The Education Department began releasing more than $6 billion in CARES grant money earmarked for students in early April. 

Distributing the grants to students has proved complex. Through guidance in late April, the department limited the funds to those who are eligible for federal financial aid, which excluded unauthorized and international students. After being sued over the decision, and announcing that the initial guidance was legally unenforceable, the department issued a rule with the same restriction but carrying the force of law. A federal judge in Washington state recently ruled that the regulation wouldn’t apply to colleges there. 

College administrators and other higher ed leaders have said the department’s moves box out a particularly disadvantaged population of students, as well as those who have not completed a Free Application for Federal Student Aid (FAFSA), the easiest way to gauge Title IV eligibility.
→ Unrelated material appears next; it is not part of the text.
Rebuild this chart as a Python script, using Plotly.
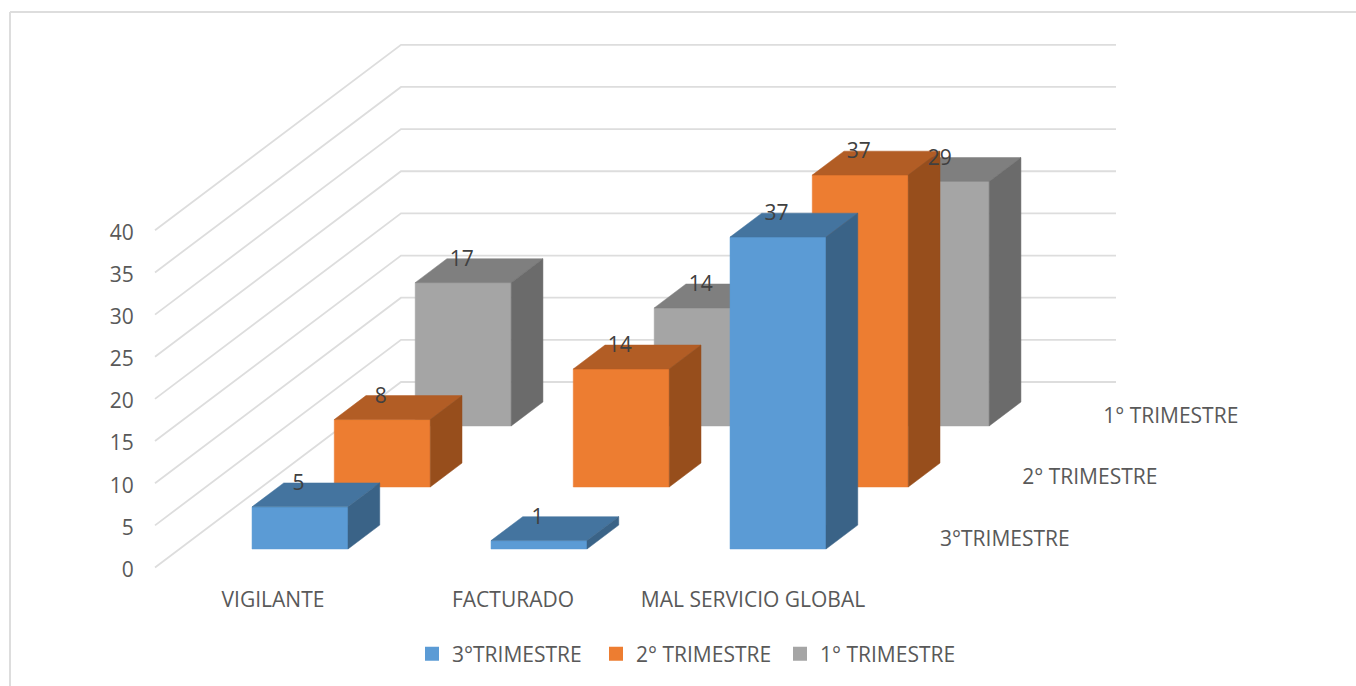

But the drama around the CARES funding has seemingly not stopped colleges from handing out the grants. About 94% of colleges said they had distributed any amount of CARES funds, according to NASFAA’s survey. This is an increase from a month ago, when the group found only 28% of responding colleges had started distributing the money

Last month, 579 colleges answered the question of whether they had distributed CARES funds yet. As one possible reason for the higher response rate, NASFAA spokesperson Erin Powers wrote in an email that the organization’s outreach for the May survey was more targeted than for June. Powers also noted that the June response rate is “more in alignment” with what the organization usually sees.

More than half of colleges that gave out their CARES funds have distributed at least 75% of them, the poll shows.

Of the dozen or so respondents that haven’t dispensed any grants, one third said they were figuring out the proper policies and procedures for awarding them. A similar share cited “other” reasons for not yet doing so.

Only 16% of those colleges said they were still awaiting guidance from the Education Department. The survey closed one day after the department issued its new rule.